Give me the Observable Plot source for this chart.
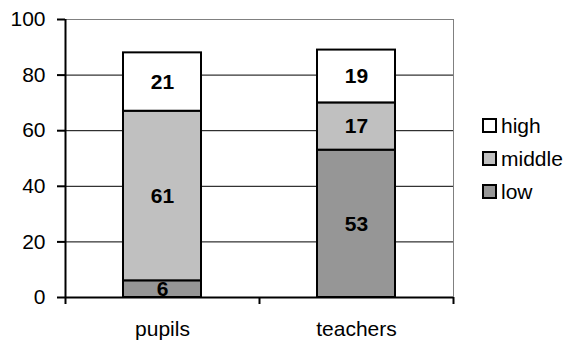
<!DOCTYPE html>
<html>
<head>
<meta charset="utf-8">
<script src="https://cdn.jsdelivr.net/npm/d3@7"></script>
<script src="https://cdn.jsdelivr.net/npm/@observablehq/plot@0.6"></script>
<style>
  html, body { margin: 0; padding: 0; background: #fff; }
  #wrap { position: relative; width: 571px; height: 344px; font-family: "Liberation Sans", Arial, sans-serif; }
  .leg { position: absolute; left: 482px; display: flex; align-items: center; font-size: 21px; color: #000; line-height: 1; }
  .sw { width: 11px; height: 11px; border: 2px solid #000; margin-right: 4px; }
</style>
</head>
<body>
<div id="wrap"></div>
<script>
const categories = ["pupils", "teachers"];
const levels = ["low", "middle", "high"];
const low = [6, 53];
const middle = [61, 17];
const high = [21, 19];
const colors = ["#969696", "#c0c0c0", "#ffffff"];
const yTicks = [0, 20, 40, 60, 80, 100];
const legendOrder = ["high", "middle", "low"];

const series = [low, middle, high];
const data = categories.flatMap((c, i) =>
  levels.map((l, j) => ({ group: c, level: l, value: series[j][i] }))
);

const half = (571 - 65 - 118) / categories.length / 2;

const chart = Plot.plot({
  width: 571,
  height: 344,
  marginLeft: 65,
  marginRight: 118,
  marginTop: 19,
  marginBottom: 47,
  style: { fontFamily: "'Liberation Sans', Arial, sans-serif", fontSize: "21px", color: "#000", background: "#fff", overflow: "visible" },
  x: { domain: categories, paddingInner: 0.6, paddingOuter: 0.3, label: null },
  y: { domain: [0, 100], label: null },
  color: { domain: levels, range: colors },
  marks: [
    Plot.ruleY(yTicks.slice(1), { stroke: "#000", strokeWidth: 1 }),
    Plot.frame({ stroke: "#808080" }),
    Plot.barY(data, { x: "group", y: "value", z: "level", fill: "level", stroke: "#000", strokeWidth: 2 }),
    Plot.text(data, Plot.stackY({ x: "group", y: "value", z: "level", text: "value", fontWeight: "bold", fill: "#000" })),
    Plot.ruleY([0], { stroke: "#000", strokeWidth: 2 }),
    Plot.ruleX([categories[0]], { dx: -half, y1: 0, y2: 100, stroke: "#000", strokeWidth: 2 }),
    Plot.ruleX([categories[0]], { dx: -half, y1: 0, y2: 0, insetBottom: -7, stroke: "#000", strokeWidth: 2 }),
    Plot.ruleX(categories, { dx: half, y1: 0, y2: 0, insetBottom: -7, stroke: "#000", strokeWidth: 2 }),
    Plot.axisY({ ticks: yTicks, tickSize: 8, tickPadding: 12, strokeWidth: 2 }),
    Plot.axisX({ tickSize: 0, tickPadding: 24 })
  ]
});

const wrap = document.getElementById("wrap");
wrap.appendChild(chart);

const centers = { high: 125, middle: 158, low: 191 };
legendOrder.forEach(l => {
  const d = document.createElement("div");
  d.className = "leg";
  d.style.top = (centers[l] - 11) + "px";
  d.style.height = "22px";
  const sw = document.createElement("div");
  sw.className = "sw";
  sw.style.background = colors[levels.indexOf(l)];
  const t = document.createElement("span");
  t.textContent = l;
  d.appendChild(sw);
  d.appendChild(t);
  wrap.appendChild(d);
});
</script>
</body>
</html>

**Instructions for the task:** Please repeat exactly the data above from its first line to the line that contains "const half = (571", inclusive, and leave every picture out.

**The answer:**
Give me the Observable Plot source for this chart.
<!DOCTYPE html>
<html>
<head>
<meta charset="utf-8">
<script src="https://cdn.jsdelivr.net/npm/d3@7"></script>
<script src="https://cdn.jsdelivr.net/npm/@observablehq/plot@0.6"></script>
<style>
  html, body { margin: 0; padding: 0; background: #fff; }
  #wrap { position: relative; width: 571px; height: 344px; font-family: "Liberation Sans", Arial, sans-serif; }
  .leg { position: absolute; left: 482px; display: flex; align-items: center; font-size: 21px; color: #000; line-height: 1; }
  .sw { width: 11px; height: 11px; border: 2px solid #000; margin-right: 4px; }
</style>
</head>
<body>
<div id="wrap"></div>
<script>
const categories = ["pupils", "teachers"];
const levels = ["low", "middle", "high"];
const low = [6, 53];
const middle = [61, 17];
const high = [21, 19];
const colors = ["#969696", "#c0c0c0", "#ffffff"];
const yTicks = [0, 20, 40, 60, 80, 100];
const legendOrder = ["high", "middle", "low"];

const series = [low, middle, high];
const data = categories.flatMap((c, i) =>
  levels.map((l, j) => ({ group: c, level: l, value: series[j][i] }))
);

const half = (571 - 65 - 118) / categories.length / 2;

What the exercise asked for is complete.